The discussion took place twenty-five years after the South African Constitution came into effect with a clause protecting the dignity of sexual minorities – making South Africa the first country in the world to do so.

“What does it mean to be in our bodies when we’re being killed despite legal and constitutional frameworks?” asked founding Director of Iranti, Jabulani Pereira on the panel with former Constitutional Court judge Justice Edwin Cameron; Constitutional Law Professor Pierre de Vos; Activist and former Constitutional Court Judge Albie Sachs. Due to power outages, professor Zethu Matebeni was unable to join.

“I think we need to stop believing that we had a complete victory,” Pereira said during the dialogue facilitated by Songezo Mabece of SAFM. “When homosexuality was removed as a mental disorder in 1990, the United Nations kindly added transgender and intersex as disorders. These classifications still exist. We still have people gatekeeping our identities,” Pereira added.

“Rights are not enjoyed by everyone in exactly the same way,” De Vos concurred with a personal anecdote of him being able to successfully tell the police off – citing his rights in the new South Africa – when found by policemen in yellow vans kissing another man. “The protection of one part of your life without other parts of your life being protected, makes it less possible for you to taste the fruit of this product of freedom. And one cannot divorce all of these things, whether it’s the right to freedom of expression, housing, healthcare & education. And if we are going to engage in struggle, it’s important that we remember that and not do as the coalition did in 1994 when they erased trans people from the story,” said De Vos.

“In marking this history, we also need to mourn this history because this very history presents and renders some people invisible. And one of the communities that we rendered invisible in the struggle for the inclusion of sexual orientation are trans people, who were also an important part of that fight,” Pereira added.

There was an agreeable sense by all panelists that the gains made with the establishment of the constitution mean nothing if they don’t translate from the glorious paper in the Constitution to the lived experiences of all. The panelists recognized the unsung heroes of the movement, from those working on the ground, to those who endure daily violence, the ones who have lost their lives to hate crimes, and the heroes of the movement such as Simon Nkoli who fought for the inclusion of sexual minorities in our constitution.

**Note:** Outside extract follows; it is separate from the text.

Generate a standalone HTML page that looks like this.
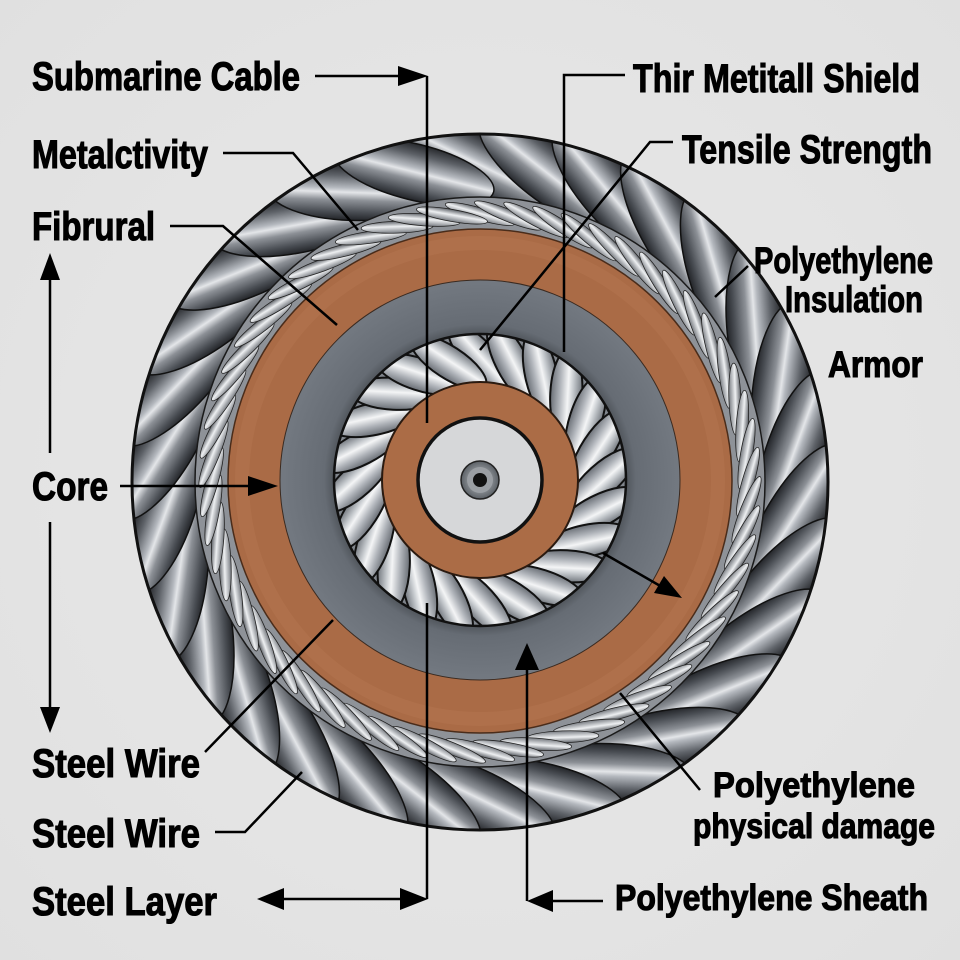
<!DOCTYPE html>
<html><head><meta charset="utf-8"><style>
html,body{margin:0;padding:0;background:#e5e5e5;}
svg{display:block;}
text{font-family:"Liberation Sans",Arial,sans-serif;font-weight:bold;fill:#000;stroke:#000;stroke-width:1.1;}
</style></head><body>
<svg width="960" height="960" viewBox="0 0 960 960" xmlns="http://www.w3.org/2000/svg">
<defs>
<radialGradient id="bgg" cx="480" cy="480" r="700" gradientUnits="userSpaceOnUse">
<stop offset="0" stop-color="#e9e9e9"/><stop offset="1" stop-color="#e0e0e0"/></radialGradient>
<linearGradient id="og" x1="0" y1="0" x2="0" y2="1">
<stop offset="0" stop-color="#26282c"/><stop offset="0.2" stop-color="#5e6268"/><stop offset="0.42" stop-color="#b4b8be"/><stop offset="0.5" stop-color="#e4e6e9"/><stop offset="0.64" stop-color="#8c9096"/><stop offset="0.85" stop-color="#4a4e54"/><stop offset="1" stop-color="#222428"/></linearGradient>
<linearGradient id="tg" x1="0" y1="0" x2="0" y2="1">
<stop offset="0" stop-color="#5e6268"/><stop offset="0.45" stop-color="#eef0f2"/><stop offset="1" stop-color="#767a80"/></linearGradient>
<linearGradient id="ig" x1="0" y1="0" x2="0" y2="1">
<stop offset="0" stop-color="#70757c"/><stop offset="0.3" stop-color="#c8ccd0"/><stop offset="0.45" stop-color="#f4f5f6"/><stop offset="0.7" stop-color="#b0b4ba"/><stop offset="1" stop-color="#686d74"/></linearGradient>
<radialGradient id="gd" cx="480" cy="480" r="200" gradientUnits="userSpaceOnUse">
<stop offset="0.72" stop-color="#4c5157"/><stop offset="0.78" stop-color="#666c74"/><stop offset="1" stop-color="#737981"/></radialGradient>
<radialGradient id="cr" cx="480" cy="480" r="20" gradientUnits="userSpaceOnUse">
<stop offset="0" stop-color="#c8ccd0"/><stop offset="1" stop-color="#555a60"/></radialGradient>
<clipPath id="co"><circle cx="480" cy="482" r="348"/></clipPath>
<clipPath id="ct"><circle cx="480" cy="482" r="285"/></clipPath>
<clipPath id="ci"><circle cx="480" cy="480" r="146"/></clipPath>
<ellipse id="os" cx="480" cy="165" rx="82" ry="28" transform="rotate(26 480 165)" fill="url(#og)" stroke="#111" stroke-width="1.5"/>
<ellipse id="ts" cx="480" cy="214" rx="36" ry="6" transform="rotate(16 480 214)" fill="url(#tg)" stroke="#222" stroke-width="0.8"/>
<ellipse id="is" cx="480" cy="358" rx="44" ry="16" transform="rotate(48 480 358)" fill="url(#ig)" stroke="#111" stroke-width="2"/>
</defs>
<rect width="960" height="960" fill="url(#bgg)"/>

<!-- outer thick rope -->
<circle cx="480" cy="482" r="349" fill="#55595f"/>
<g clip-path="url(#co)">
<use href="#os"/><use href="#os" transform="rotate(12 480 482)"/><use href="#os" transform="rotate(24 480 482)"/><use href="#os" transform="rotate(36 480 482)"/><use href="#os" transform="rotate(48 480 482)"/><use href="#os" transform="rotate(60 480 482)"/><use href="#os" transform="rotate(72 480 482)"/><use href="#os" transform="rotate(84 480 482)"/><use href="#os" transform="rotate(96 480 482)"/><use href="#os" transform="rotate(108 480 482)"/><use href="#os" transform="rotate(120 480 482)"/><use href="#os" transform="rotate(132 480 482)"/><use href="#os" transform="rotate(144 480 482)"/><use href="#os" transform="rotate(156 480 482)"/><use href="#os" transform="rotate(168 480 482)"/><use href="#os" transform="rotate(180 480 482)"/><use href="#os" transform="rotate(192 480 482)"/><use href="#os" transform="rotate(204 480 482)"/><use href="#os" transform="rotate(216 480 482)"/><use href="#os" transform="rotate(228 480 482)"/><use href="#os" transform="rotate(240 480 482)"/><use href="#os" transform="rotate(252 480 482)"/><use href="#os" transform="rotate(264 480 482)"/><use href="#os" transform="rotate(276 480 482)"/><use href="#os" transform="rotate(288 480 482)"/><use href="#os" transform="rotate(300 480 482)"/><use href="#os" transform="rotate(312 480 482)"/><use href="#os" transform="rotate(324 480 482)"/><use href="#os" transform="rotate(336 480 482)"/><use href="#os" transform="rotate(348 480 482)"/>
</g>
<circle cx="480" cy="482" r="348" fill="none" stroke="#111" stroke-width="3"/>

<!-- thin rope -->
<circle cx="480" cy="482" r="285" fill="#8e9298"/>
<g clip-path="url(#ct)">
<use href="#ts"/><use href="#ts" transform="rotate(6 480 482)"/><use href="#ts" transform="rotate(12 480 482)"/><use href="#ts" transform="rotate(18 480 482)"/><use href="#ts" transform="rotate(24 480 482)"/><use href="#ts" transform="rotate(30 480 482)"/><use href="#ts" transform="rotate(36 480 482)"/><use href="#ts" transform="rotate(42 480 482)"/><use href="#ts" transform="rotate(48 480 482)"/><use href="#ts" transform="rotate(54 480 482)"/><use href="#ts" transform="rotate(60 480 482)"/><use href="#ts" transform="rotate(66 480 482)"/><use href="#ts" transform="rotate(72 480 482)"/><use href="#ts" transform="rotate(78 480 482)"/><use href="#ts" transform="rotate(84 480 482)"/><use href="#ts" transform="rotate(90 480 482)"/><use href="#ts" transform="rotate(96 480 482)"/><use href="#ts" transform="rotate(102 480 482)"/><use href="#ts" transform="rotate(108 480 482)"/><use href="#ts" transform="rotate(114 480 482)"/><use href="#ts" transform="rotate(120 480 482)"/><use href="#ts" transform="rotate(126 480 482)"/><use href="#ts" transform="rotate(132 480 482)"/><use href="#ts" transform="rotate(138 480 482)"/><use href="#ts" transform="rotate(144 480 482)"/><use href="#ts" transform="rotate(150 480 482)"/><use href="#ts" transform="rotate(156 480 482)"/><use href="#ts" transform="rotate(162 480 482)"/><use href="#ts" transform="rotate(168 480 482)"/><use href="#ts" transform="rotate(174 480 482)"/><use href="#ts" transform="rotate(180 480 482)"/><use href="#ts" transform="rotate(186 480 482)"/><use href="#ts" transform="rotate(192 480 482)"/><use href="#ts" transform="rotate(198 480 482)"/><use href="#ts" transform="rotate(204 480 482)"/><use href="#ts" transform="rotate(210 480 482)"/><use href="#ts" transform="rotate(216 480 482)"/><use href="#ts" transform="rotate(222 480 482)"/><use href="#ts" transform="rotate(228 480 482)"/><use href="#ts" transform="rotate(234 480 482)"/><use href="#ts" transform="rotate(240 480 482)"/><use href="#ts" transform="rotate(246 480 482)"/><use href="#ts" transform="rotate(252 480 482)"/><use href="#ts" transform="rotate(258 480 482)"/><use href="#ts" transform="rotate(264 480 482)"/><use href="#ts" transform="rotate(270 480 482)"/><use href="#ts" transform="rotate(276 480 482)"/><use href="#ts" transform="rotate(282 480 482)"/><use href="#ts" transform="rotate(288 480 482)"/><use href="#ts" transform="rotate(294 480 482)"/><use href="#ts" transform="rotate(300 480 482)"/><use href="#ts" transform="rotate(306 480 482)"/><use href="#ts" transform="rotate(312 480 482)"/><use href="#ts" transform="rotate(318 480 482)"/><use href="#ts" transform="rotate(324 480 482)"/><use href="#ts" transform="rotate(330 480 482)"/><use href="#ts" transform="rotate(336 480 482)"/><use href="#ts" transform="rotate(342 480 482)"/><use href="#ts" transform="rotate(348 480 482)"/><use href="#ts" transform="rotate(354 480 482)"/>
</g>
<circle cx="480" cy="482" r="285" fill="none" stroke="#1a1a1a" stroke-width="1.5"/>

<!-- outer brown sheath -->
<circle cx="480" cy="481" r="252" fill="#aa6b46" stroke="#4a2c1a" stroke-width="1.5"/>
<circle cx="480" cy="481" r="238" fill="none" stroke="#b57752" stroke-width="14" opacity="0.45"/>
<!-- gray layer -->
<circle cx="480" cy="480" r="200" fill="url(#gd)" stroke="#3a2a20" stroke-width="1"/>

<!-- inner rope -->
<circle cx="480" cy="480" r="146" fill="#80858c"/>
<g clip-path="url(#ci)">
<use href="#is"/><use href="#is" transform="rotate(15 480 480)"/><use href="#is" transform="rotate(30 480 480)"/><use href="#is" transform="rotate(45 480 480)"/><use href="#is" transform="rotate(60 480 480)"/><use href="#is" transform="rotate(75 480 480)"/><use href="#is" transform="rotate(90 480 480)"/><use href="#is" transform="rotate(105 480 480)"/><use href="#is" transform="rotate(120 480 480)"/><use href="#is" transform="rotate(135 480 480)"/><use href="#is" transform="rotate(150 480 480)"/><use href="#is" transform="rotate(165 480 480)"/><use href="#is" transform="rotate(180 480 480)"/><use href="#is" transform="rotate(195 480 480)"/><use href="#is" transform="rotate(210 480 480)"/><use href="#is" transform="rotate(225 480 480)"/><use href="#is" transform="rotate(240 480 480)"/><use href="#is" transform="rotate(255 480 480)"/><use href="#is" transform="rotate(270 480 480)"/><use href="#is" transform="rotate(285 480 480)"/><use href="#is" transform="rotate(300 480 480)"/><use href="#is" transform="rotate(315 480 480)"/><use href="#is" transform="rotate(330 480 480)"/><use href="#is" transform="rotate(345 480 480)"/>
</g>
<circle cx="480" cy="480" r="146" fill="none" stroke="#111" stroke-width="2.5"/>

<!-- inner brown -->
<circle cx="480" cy="480" r="98" fill="#ab6c46" stroke="#2a1a10" stroke-width="2"/>
<!-- silver conductor -->
<circle cx="480" cy="480" r="62" fill="#d6d7d9" stroke="#111" stroke-width="3.5"/>
<circle cx="480" cy="480" r="19" fill="url(#cr)" stroke="#222" stroke-width="1.5"/>
<circle cx="480" cy="480" r="13" fill="#9a9ea3"/>
<circle cx="480" cy="480" r="7" fill="#111"/>

<!-- connectors -->
<g stroke="#000" stroke-width="2.5" fill="none">
<path d="M315,76 H402"/>
<path d="M427,76 V423"/>
<path d="M427,603 V899"/>
<path d="M282,899 H402"/>
<path d="M223,153 H293 L358,230"/>
<path d="M170,226 H223 L337,325"/>
<path d="M50,278 V453"/>
<path d="M50,522 V708"/>
<path d="M120,486 H250"/>
<path d="M205,752 L333,620"/>
<path d="M215,832 H245 L302,772"/>
<path d="M625,75 H564 V352"/>
<path d="M673,142 H650 L480,350"/>
<path d="M748,266 L715,297"/>
<path d="M603,553 L662,587"/>
<path d="M700,790 L620,693"/>
<path d="M603,901 H550"/>
<path d="M527,901 V668"/>
</g>
<g fill="#000">
<polygon points="428,76 398,66 398,86"/>
<polygon points="257,899 284,888 284,910"/>
<polygon points="428,899 400,888 400,910"/>
<polygon points="50,253 40,280 60,280"/>
<polygon points="50,733 40,707 60,707"/>
<polygon points="278,486 248,476 248,496"/>
<polygon points="682,598 664,576 654,593"/>
<polygon points="527,901 553,890 553,912"/>
<polygon points="527,643 515,670 539,670"/>
</g>

<!-- labels -->
<text x="32" y="90" font-size="40" textLength="268" lengthAdjust="spacingAndGlyphs">Submarine Cable</text>
<text x="32" y="168" font-size="40" textLength="176" lengthAdjust="spacingAndGlyphs">Metalctivity</text>
<text x="32" y="240" font-size="40" textLength="123" lengthAdjust="spacingAndGlyphs">Fibrural</text>
<text x="32" y="500" font-size="40" textLength="76" lengthAdjust="spacingAndGlyphs">Core</text>
<text x="32" y="777" font-size="40" textLength="168" lengthAdjust="spacingAndGlyphs">Steel Wire</text>
<text x="32" y="847" font-size="40" textLength="168" lengthAdjust="spacingAndGlyphs">Steel Wire</text>
<text x="32" y="915" font-size="40" textLength="185" lengthAdjust="spacingAndGlyphs">Steel Layer</text>
<text x="633" y="92" font-size="40" textLength="287" lengthAdjust="spacingAndGlyphs">Thir Metitall Shield</text>
<text x="682" y="163" font-size="40" textLength="250" lengthAdjust="spacingAndGlyphs">Tensile Strength</text>
<text x="754" y="273" font-size="37" textLength="179" lengthAdjust="spacingAndGlyphs">Polyethylene</text>
<text x="785" y="312" font-size="37" textLength="138" lengthAdjust="spacingAndGlyphs">Insulation</text>
<text x="828" y="377" font-size="37" textLength="95" lengthAdjust="spacingAndGlyphs">Armor</text>
<text x="713" y="797" font-size="35" textLength="202" lengthAdjust="spacingAndGlyphs">Polyethylene</text>
<text x="693" y="838" font-size="35" textLength="242" lengthAdjust="spacingAndGlyphs">physical damage</text>
<text x="615" y="910" font-size="36" textLength="313" lengthAdjust="spacingAndGlyphs">Polyethylene Sheath</text>
</svg>
</body></html>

It was Nkoli who “linked up the freedom struggle against racial oppression with the right to be different, the right to be who you are,” said Sachs who went on to emphasise that, “the right to be who you are is central to any kind of constitutional order”.

“When they rejected him as a homosexual man, he challenged [his fellow trialists and comrades] and forced them to accept him. That’s an extraordinary act of sustained activist courage,” said Justice Edwin Cameron on Nkoli coming out during the Delmas Treason Trial. Cameron also recognized the dykes and queers of Cape Town, and the receptive spirit of the ANC, that played a role in shaping the Constitution which protects the dignity of queer people.

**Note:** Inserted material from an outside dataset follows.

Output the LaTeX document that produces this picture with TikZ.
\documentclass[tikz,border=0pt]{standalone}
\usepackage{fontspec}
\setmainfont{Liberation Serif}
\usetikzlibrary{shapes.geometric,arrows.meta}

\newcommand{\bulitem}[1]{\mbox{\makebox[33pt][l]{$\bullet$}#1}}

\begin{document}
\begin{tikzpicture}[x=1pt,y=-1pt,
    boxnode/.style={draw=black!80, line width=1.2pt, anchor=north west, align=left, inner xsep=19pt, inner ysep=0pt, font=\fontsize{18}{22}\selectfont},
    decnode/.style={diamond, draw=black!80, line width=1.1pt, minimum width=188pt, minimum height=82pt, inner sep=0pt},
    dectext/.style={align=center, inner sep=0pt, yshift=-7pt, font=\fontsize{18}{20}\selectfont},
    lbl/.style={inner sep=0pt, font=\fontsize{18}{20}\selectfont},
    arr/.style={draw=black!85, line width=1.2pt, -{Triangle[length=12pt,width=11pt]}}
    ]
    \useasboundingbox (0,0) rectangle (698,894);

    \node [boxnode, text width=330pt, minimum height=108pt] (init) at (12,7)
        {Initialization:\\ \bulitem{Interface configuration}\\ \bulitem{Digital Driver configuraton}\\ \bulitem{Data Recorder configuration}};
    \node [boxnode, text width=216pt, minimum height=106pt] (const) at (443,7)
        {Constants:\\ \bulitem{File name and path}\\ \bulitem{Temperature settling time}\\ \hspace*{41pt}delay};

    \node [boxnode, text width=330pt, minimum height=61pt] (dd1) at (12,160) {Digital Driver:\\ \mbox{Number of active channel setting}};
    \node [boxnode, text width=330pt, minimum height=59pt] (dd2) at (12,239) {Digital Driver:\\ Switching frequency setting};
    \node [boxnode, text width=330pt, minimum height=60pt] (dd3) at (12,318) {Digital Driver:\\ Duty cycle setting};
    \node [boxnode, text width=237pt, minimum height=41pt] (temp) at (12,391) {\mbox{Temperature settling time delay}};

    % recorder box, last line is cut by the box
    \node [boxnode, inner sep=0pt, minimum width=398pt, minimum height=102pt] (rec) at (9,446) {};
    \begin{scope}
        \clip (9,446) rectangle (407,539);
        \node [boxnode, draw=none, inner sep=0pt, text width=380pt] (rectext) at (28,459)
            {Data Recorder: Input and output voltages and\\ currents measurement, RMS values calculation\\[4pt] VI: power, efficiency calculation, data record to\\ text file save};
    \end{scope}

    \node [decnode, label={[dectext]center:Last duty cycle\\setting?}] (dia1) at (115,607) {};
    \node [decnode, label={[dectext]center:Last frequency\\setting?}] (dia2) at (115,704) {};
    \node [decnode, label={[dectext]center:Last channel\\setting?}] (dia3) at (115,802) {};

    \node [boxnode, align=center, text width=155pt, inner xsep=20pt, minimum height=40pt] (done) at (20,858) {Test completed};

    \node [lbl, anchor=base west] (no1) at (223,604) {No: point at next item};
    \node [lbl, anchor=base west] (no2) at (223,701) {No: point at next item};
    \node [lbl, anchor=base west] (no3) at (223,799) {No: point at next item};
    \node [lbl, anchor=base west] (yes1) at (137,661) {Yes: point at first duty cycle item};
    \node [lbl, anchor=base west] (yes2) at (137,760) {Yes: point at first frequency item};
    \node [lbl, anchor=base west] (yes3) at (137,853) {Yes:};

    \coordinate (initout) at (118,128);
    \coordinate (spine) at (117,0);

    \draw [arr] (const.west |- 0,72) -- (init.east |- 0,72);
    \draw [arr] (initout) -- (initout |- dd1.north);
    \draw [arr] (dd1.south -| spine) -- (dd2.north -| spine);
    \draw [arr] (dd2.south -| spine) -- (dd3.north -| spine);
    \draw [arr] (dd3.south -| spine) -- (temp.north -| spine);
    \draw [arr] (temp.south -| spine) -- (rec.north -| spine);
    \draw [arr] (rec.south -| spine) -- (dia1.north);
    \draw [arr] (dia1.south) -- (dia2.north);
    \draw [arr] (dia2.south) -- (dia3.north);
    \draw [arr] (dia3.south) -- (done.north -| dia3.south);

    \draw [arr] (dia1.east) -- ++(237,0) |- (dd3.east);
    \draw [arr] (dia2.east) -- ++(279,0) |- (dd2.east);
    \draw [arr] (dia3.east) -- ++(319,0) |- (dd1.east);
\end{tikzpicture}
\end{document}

Through individual queer people coming out, like Nkoli did, we are able to find each other as a community, to connect, to mobilize and organise together in making sure that our rights are realised from paper to reality.

“We have to claim our own entitlement to queerness. Come out to your best friend, your closest circle [of friends], you don’t have to come out in the Sunday newspapers or on a platform. But claim your identity, that is the start of insight and consciousness, and it leads to an acceptance in a greater political structured organizational sense,” Cameron added.

“When we think about queer history, and who shakes and shapes the very systems of society, it is not the normative looking person; it is the one who is putting their body on the frontline of disidentifying with normativity. When we disidentify with normativity, we then become the gaze of public violence and in disidentifying with normativity, we also claim our trans identity,” said Pereira, who noted the celebratory framework of the constitution as “an empty shell in gain”.

This is a moment for us to really reflect on whether we have given up the fight because all gay people can now adopt and get married, and that trans people and intersex people are on their own,” Pereira who also emphasized how no one can be free unless everyone is free.

The panelists felt there was still a lot more to be done not only in helping advance the rights of trans people in South Africa, but also in ensuring the protection of the dignity of all queer people outside the South African borders.

“You need the people most affected to speak out. You need combined action. You need allies. said Judge Albie Sachs who emphasized the need for grassroots level organising, citing the Treatment Action Campaign as one prime example.

On the question of the most affected people speaking, he echoed the words of Nelson Mandela when he said that “there can be no keener revelation of a society’s soul than the way in which it treats its children”.

“We don’t talk about the violence from birth that forces you into a cis binary of being a girl or a boy,” said Pereira. When children are born, they are immediately boxed into limited ideas of gender normativity.

The solution,  says Sachs, is to “take pride in our differences and unite in our diversity”.

Constitutional Hill and LGBTQIA+ civil society organisations have organised a vigil under the banner #JusticeForQueerSA in memory of those whose lives have been lost to hate crimes. The vigil will take place on 26 May 2021 between 5pm and 7pm at Constitutional Hill.